Rebecca Caines, School of the Arts, Media, Performance and Design, York University
“Listening with Communities Using Creative Technologies”

TORONTO:  Networking Forum

Listening to the Land in Art and Technology Education with Indigenous Partners
March 2 – 4, York University (Keele and Markham Campuses).
Public talks at the Royal Ontario Museum, March 3, 6:30 pm.

This three-day forum included talks, workshops, and community meetings with artists, scholars, and community partners exploring critical listening to build experiential, land-based pedagogy that brings universities and communities together.

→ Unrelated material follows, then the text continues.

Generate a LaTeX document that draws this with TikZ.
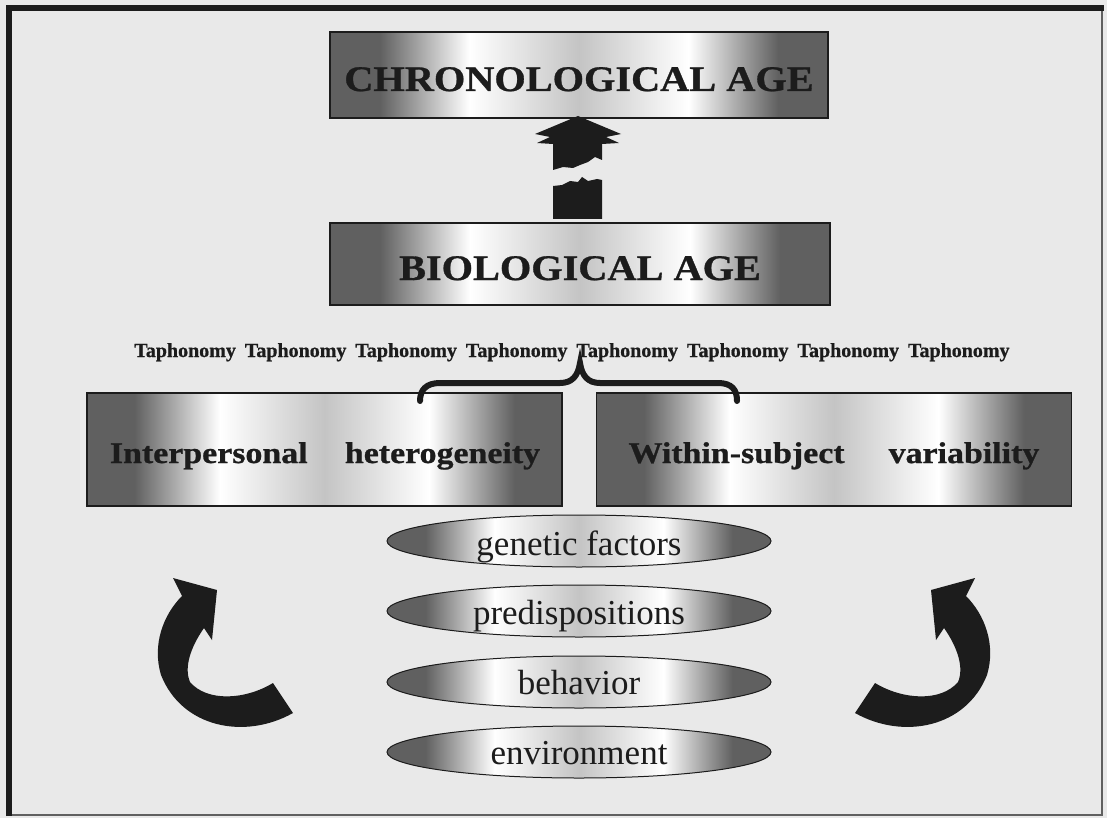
\documentclass[tikz,border=0pt]{standalone}
\usepackage{fontspec}
\setmainfont{Liberation Serif}[BoldFeatures={FakeBold=0.8}]
\usetikzlibrary{shapes.geometric}
\definecolor{bg}{HTML}{E9E9E9}
\definecolor{dk}{HTML}{606060}
\definecolor{md}{HTML}{C4C4C4}
\definecolor{ink}{HTML}{1C1C1C}
\pgfdeclarehorizontalshading{boxshade}{100bp}{color(0bp)=(dk); color(30bp)=(dk); color(39bp)=(white); color(50bp)=(md); color(61bp)=(white); color(70bp)=(dk); color(100bp)=(dk)}
\tikzset{
  agebox/.style={rectangle, draw=ink, line width=1.2pt, shade, shading=boxshade, inner sep=0pt},
  ovalbox/.style={ellipse, draw=ink, line width=1pt, shade, shading=boxshade, minimum width=384pt, minimum height=52pt, inner sep=0pt},
  bigtext/.style={font=\bfseries\fontsize{36}{40}\selectfont, text=ink, inner sep=0pt, anchor=base},
  midtext/.style={font=\bfseries\fontsize{30}{34}\selectfont, text=ink, inner sep=0pt, anchor=base},
  taphtext/.style={font=\bfseries\fontsize{20}{22}\selectfont, text=ink, inner sep=0pt, anchor=base},
  ovaltext/.style={font=\fontsize{35}{40}\selectfont, text=ink, inner sep=0pt, anchor=base},
  blockarrow/.style={fill=ink},
  bracestyle/.style={draw=ink, line width=6pt, line cap=round}
}
\begin{document}
\begin{tikzpicture}[x=1pt,y=-1pt]
\useasboundingbox (0,0) rectangle (1107,818);
\fill[bg] (0,0) rectangle (1107,818);
% frame
\draw[line width=2pt, ink!70] (1102,8) -- (1102,815) -- (9,815);
\draw[line width=6pt, ink] (9,816) -- (9,8) -- (1104,8);

% age boxes
\node[agebox, minimum width=498pt, minimum height=86pt] (chrono) at (579,75) {};
\node[bigtext] (chronot) at (579,91) {\scalebox{1.12}[1]{CHRONOLOGICAL AGE}};
\node[agebox, minimum width=500pt, minimum height=82pt] (bio) at (580,264) {};
\node[bigtext] (biot) at (580,280) {\scalebox{1.12}[1]{BIOLOGICAL AGE}};

% broken up arrow from bio to chrono
\fill[blockarrow] (578,116) -- (621,134) -- (606,137) -- (619,143) -- (602,144)
  -- (602,160) -- (595,157) -- (588,162) -- (580,165) -- (573,168) -- (563,167) -- (553,170)
  -- (553,144) -- (537,143) -- (550,137) -- (535,134) -- cycle;
\fill[blockarrow] (553,186) -- (562,185) -- (570,181) -- (578,182) -- (582,177) -- (588,181)
  -- (597,179) -- (602,180) -- (602,219) -- (553,219) -- cycle;

% taphonomy line
\node[taphtext] (taph) at (572,357) {Taphonomy\hspace{0.45em}Taphonomy\hspace{0.45em}Taphonomy\hspace{0.45em}Taphonomy\hspace{0.45em}Taphonomy\hspace{0.45em}Taphonomy\hspace{0.45em}Taphonomy\hspace{0.45em}Taphonomy};

% lower boxes
\node[agebox, minimum width=475pt, minimum height=113pt] (inter) at (324.5,449.5) {};
\node[midtext] (intert) at (325,463) {\scalebox{1.13}[1]{Interpersonal\hspace{1.1em}heterogeneity}};
\node[agebox, minimum width=475pt, minimum height=113pt] (within) at (834,449.5) {};
\node[midtext] (withint) at (834,463) {\scalebox{1.13}[1]{Within-subject\hspace{1.3em}variability}};

% brace
\draw[bracestyle] (420,401) .. controls (420,390) and (426,383) .. (440,383) -- (560,383)
  .. controls (572,383) and (578,376) .. (580,363)
  .. controls (582,376) and (588,383) .. (600,383) -- (718,383)
  .. controls (732,383) and (737,390) .. (737,401);

% ellipses
\node[ovalbox] (gen) at (579,541) {};
\node[ovaltext] (gent) at (579,555) {genetic factors};
\node[ovalbox] (pre) at (579,611) {};
\node[ovaltext] (pret) at (579,624) {predispositions};
\node[ovalbox] (beh) at (579,682) {};
\node[ovaltext] (beht) at (579,694) {behavior};
\node[ovalbox] (env) at (579,752) {};
\node[ovaltext] (envt) at (579,764) {environment};

% curved arrows
\fill[blockarrow] (293,713) .. controls (245,740) and (182,728) .. (161,675)
  .. controls (152,645) and (163,615) .. (182,596) -- (173,578) -- (217,590) -- (212,640) -- (204,628)
  .. controls (190,648) and (184,668) .. (190,682)
  .. controls (207,702) and (245,700) .. (273,683) -- cycle;
\begin{scope}[xshift=1148pt, xscale=-1]
\fill[blockarrow] (293,713) .. controls (245,740) and (182,728) .. (161,675)
  .. controls (152,645) and (163,615) .. (182,596) -- (173,578) -- (217,590) -- (212,640) -- (204,628)
  .. controls (190,648) and (184,668) .. (190,682)
  .. controls (207,702) and (245,700) .. (273,683) -- cycle;
\end{scope}
\end{tikzpicture}
\end{document}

These events engaged themes such as: 1) Critical listening as a community-engagement practice in tertiary education; 2) Art and technology-based explorations of land and history in art and education settings; 3) Learning/Teaching/Addressing colonial and Indigenous histories through building creative listening projects.

Guest speakers included Carolyn King (Mississaugas of the Credit, founder, Moccasin Identifier Project) and Dustin Brass (Director of Education, The Key First Nation, Treaty 4).

Co-produced by LiSTEN & York University (Markham Campus) with funding from the Academic Innovation Fund and led by Rebecca Caines, Marissa Largo, Michael Daroch and Hector Centeno-Garcia.